Tuesday, January 24, 2017

When America Was Great

It is my theory that the nationalist fervor Trump has so successfully tapped into can be traced directly to the debacle which the Vietnamese refer to as "the American war". People want to return to pre-Vietnam/pre-Korea America, the America whose "greatest generation" saved Europe from the Nazis ( the role of the Soviets lost to historical amnesia) and the Pacific from the Japanese. I believe this nostalgic yearning, articulated in Trumps slogan, taps into the subconscious grief and trauma and shame over the horror of that grotesque defeat in southeast Asia. It is a repressed grief we have never reckoned with as a country, despite the long black wall with all those names etched in it(50,000). The "conflict" (America never officially declared war) therefore continues to haunt the collective imaginary and manifest in endless "culture war" battles, patriotic zealotry and support for phallic, disciplinary Fathers like Trump. This is the more "immediate" cause, with the general acceleration of modernity and relativism of post-modernity being the background ambiance, as it were, for this dislocation/ alienation/ estrangement/anxiety (see earlier posts if you have nothing but time on your hands, which apparently you do if you are here).

It is hard to describe to those who weren't around for that insanity. Not just the napalm and body bags but race riots and campus revolts and feminism and hippies. This was a time when every household had a tv screen tuned to the nightly news and every one of those screens displayed a carnage that makes Trumps use of the word obscene. He has no fucking clue. Which is why John McCain despises the draft-dodging-silver-spoon licking puke with a depth I can't even imagine but, paradoxically, also why so many aging baby boomers see in him a redemptive, even transcendent erasure of that stain through masculine, hyper-aggressive re-assertion of dominance and authority. Psychic disturbance, big time.

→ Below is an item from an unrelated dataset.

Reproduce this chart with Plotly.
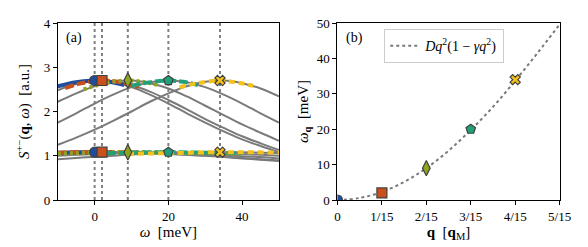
import plotly.graph_objects as go

# ---------------- data ----------------
omega_grid = [-10, -5, 0, 5, 10, 15, 20, 25, 30, 35, 40, 45, 50]
omega_q = [0, 2, 9, 20, 34]                    # meV
q_vals = [0, 1/15, 2/15, 3/15, 4/15]           # in q_M
peak_upper = [2.70, 2.70, 2.70, 2.70, 2.70]
peak_lower = [1.08, 1.08, 1.08, 1.08, 1.08]

upper_gray = [
    [2.55, 2.66, 2.70, 2.66, 2.55, 2.38, 2.18, 1.96, 1.75, 1.55, 1.37, 1.22, 1.08],
    [2.48, 2.62, 2.69, 2.69, 2.60, 2.45, 2.26, 2.05, 1.83, 1.63, 1.44, 1.28, 1.13],
    [2.22, 2.41, 2.57, 2.67, 2.70, 2.64, 2.52, 2.34, 2.13, 1.92, 1.71, 1.52, 1.34],
    [1.75, 1.96, 2.18, 2.38, 2.55, 2.66, 2.70, 2.66, 2.55, 2.38, 2.18, 1.96, 1.75],
    [1.25, 1.41, 1.59, 1.79, 2.00, 2.22, 2.41, 2.57, 2.67, 2.70, 2.64, 2.52, 2.34],
]
lower_gray = [
    [1.07, 1.08, 1.08, 1.08, 1.07, 1.06, 1.04, 1.02, 1.00, 0.97, 0.94, 0.91, 0.88],
    [1.07, 1.08, 1.08, 1.08, 1.07, 1.06, 1.05, 1.03, 1.01, 0.98, 0.95, 0.92, 0.89],
    [1.05, 1.06, 1.07, 1.08, 1.08, 1.08, 1.07, 1.06, 1.04, 1.02, 0.99, 0.97, 0.94],
    [1.00, 1.02, 1.04, 1.06, 1.07, 1.08, 1.08, 1.08, 1.07, 1.06, 1.04, 1.02, 1.00],
    [0.92, 0.95, 0.98, 1.00, 1.03, 1.05, 1.06, 1.07, 1.08, 1.08, 1.08, 1.07, 1.06],
]

# coloured (fitted) segments near each peak
upper_seg_x = [
    [-10, -5, 0, 4, 8],
    [-8, -4, 2, 7, 12],
    [-3, 1, 5, 9, 13, 17],
    [10, 14, 20, 24, 28],
    [23, 28, 34, 39, 43],
]
upper_seg_y = [
    [2.57, 2.66, 2.70, 2.67, 2.60],
    [2.53, 2.63, 2.70, 2.66, 2.55],
    [2.50, 2.60, 2.67, 2.70, 2.67, 2.60],
    [2.58, 2.65, 2.70, 2.67, 2.60],
    [2.55, 2.64, 2.70, 2.65, 2.58],
]
lower_seg_x = [
    [-10, -5, 0, 5],
    [-10, -4, 2, 8, 14],
    [-10, 0, 9, 18, 28, 40],
    [0, 10, 20, 30, 40],
    [9, 20, 34, 42, 50],
]
lower_seg_y = [
    [1.07, 1.08, 1.08, 1.08],
    [1.07, 1.08, 1.08, 1.08, 1.07],
    [1.05, 1.07, 1.08, 1.07, 1.06, 1.05],
    [1.05, 1.07, 1.08, 1.07, 1.06],
    [1.04, 1.06, 1.08, 1.08, 1.07],
]

# fit curve D q^2 (1 - gamma q^2)
fit_q = [0, 0.5/15, 1/15, 1.5/15, 2/15, 2.5/15, 3/15, 3.5/15, 4/15, 4.5/15, 5/15]
fit_w = [0, 0.58, 2.29, 5.1, 9.0, 13.9, 19.8, 26.3, 33.7, 41.5, 49.6]

q_ticks = [0, 1/15, 2/15, 3/15, 4/15, 5/15]
q_ticklabels = ["0", "1/15", "2/15", "3/15", "4/15", "5/15"]

colors = ["#1f4e9e", "#c9501c", "#8ea51f", "#22a07a", "#f5c11b"]
symbols = ["circle", "square", "diamond-tall", "pentagon", "x"]
dashes = ["solid", "9px,3px", "3px,3px", "9px,3px", "6px,4px"]
marker_sizes = [10, 10, 11, 10, 9]

FONT = "Liberation Serif"
GRAY = "#7a7a7a"

fig = go.Figure()

# vertical dotted guides
for w in omega_q:
    fig.add_trace(go.Scatter(x=[w, w], y=[0, 4], mode="lines",
                             line=dict(color="#808080", width=2, dash="dot"),
                             showlegend=False, hoverinfo="skip",
                             xaxis="x", yaxis="y"))

# gray curves
for ys in upper_gray + lower_gray:
    fig.add_trace(go.Scatter(x=omega_grid, y=ys, mode="lines",
                             line=dict(color=GRAY, width=2, shape="spline"),
                             showlegend=False, xaxis="x", yaxis="y"))

# coloured segments
for i in range(5):
    for sx, sy in ((lower_seg_x[i], lower_seg_y[i]), (upper_seg_x[i], upper_seg_y[i])):
        fig.add_trace(go.Scatter(x=sx, y=sy, mode="lines",
                                 line=dict(color=colors[i], width=4, dash=dashes[i],
                                           shape="spline"),
                                 showlegend=False, xaxis="x", yaxis="y"))

# markers panel (a)
for i in range(5):
    fig.add_trace(go.Scatter(x=[omega_q[i], omega_q[i]], y=[peak_upper[i], peak_lower[i]],
                             mode="markers",
                             marker=dict(symbol=symbols[i], color=colors[i], size=marker_sizes[i],
                                         line=dict(color="#404040", width=1.2)),
                             showlegend=False, xaxis="x", yaxis="y"))

# panel (b)
fig.add_trace(go.Scatter(x=fit_q, y=fit_w, mode="lines",
                         line=dict(color=GRAY, width=2, dash="dot", shape="spline"),
                         name="<i>Dq</i><sup>2</sup>(1 − <i>γq</i><sup>2</sup>)",
                         showlegend=True, xaxis="x2", yaxis="y2"))
for i in range(5):
    fig.add_trace(go.Scatter(x=[q_vals[i]], y=[omega_q[i]], mode="markers",
                             marker=dict(symbol=symbols[i], color=colors[i], size=marker_sizes[i],
                                         line=dict(color="#404040", width=1.2)),
                             showlegend=False, xaxis="x2", yaxis="y2"))

axis_common = dict(showline=True, mirror=True, linecolor="black", linewidth=1,
                   ticks="outside", ticklen=4, tickwidth=1, tickcolor="black",
                   showgrid=False, zeroline=False,
                   tickfont=dict(family=FONT, size=13, color="black"))

fig.update_layout(
    width=588, height=247,
    margin=dict(l=0, r=0, t=15, b=55),
    paper_bgcolor="white", plot_bgcolor="white",
    font=dict(family=FONT, size=13, color="black"),
    xaxis=dict(domain=[48/588, 275/588], range=[-10, 50], tickvals=[0, 20, 40],
               title=dict(text="<i>ω</i>  [meV]", font=dict(family=FONT, size=15), standoff=3),
               anchor="y", **axis_common),
    yaxis=dict(domain=[0, 1], range=[0, 4], tickvals=[0, 1, 2, 3, 4],
               title=dict(text="<i>S</i><sup>+−</sup>(<b>q</b>, <i>ω</i>)  [a.u.]",
                          font=dict(family=FONT, size=15), standoff=10),
               anchor="x", **axis_common),
    xaxis2=dict(domain=[335/588, 563/588], range=[0, 1/3], tickvals=q_ticks,
                ticktext=q_ticklabels,
                title=dict(text="<b>q</b>  [<b>q</b><sub>M</sub>]", font=dict(family=FONT, size=15),
                           standoff=3),
                anchor="y2", **axis_common),
    yaxis2=dict(domain=[0, 1], range=[0, 50], tickvals=[0, 10, 20, 30, 40, 50],
                title=dict(text="<i>ω</i><sub><b>q</b></sub>  [meV]", font=dict(family=FONT, size=15),
                           standoff=4),
                anchor="x2", **axis_common),
    legend=dict(x=383/588, y=0.965, xanchor="left", yanchor="top",
                bgcolor="white", bordercolor="#cccccc", borderwidth=1,
                font=dict(family=FONT, size=14)),
    annotations=[
        dict(text="(a)", xref="x domain", yref="y domain", x=0.03, y=0.97,
             xanchor="left", yanchor="top", showarrow=False, font=dict(family=FONT, size=14)),
        dict(text="(b)", xref="x2 domain", yref="y2 domain", x=0.03, y=0.97,
             xanchor="left", yanchor="top", showarrow=False, font=dict(family=FONT, size=14)),
    ],
)

fig.write_html("out.html")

The Super Duper Power with it's highly trained army and high-tech weaponry and endless resources got its ass kicked by a tiny but fervent anti-colonialist, revolutionary force of peasants and workers. 7 million tons of bombs (twice that of WWII) were dropped on Vietnam ,Laos and Cambodia and helicopters had to scoop people off the roof of the US embassy in Saigon as we fled in defeat. So making America "great again" would restore the pride of those who came home as losers, and in the mind of many ( not myself), as criminals. O

Of course the whole rust-belt/ working class/ endlessly looping Chevy truck commercial is a potent meme but the defeat is the under-layment that gives it real potency. That's my theory anyway.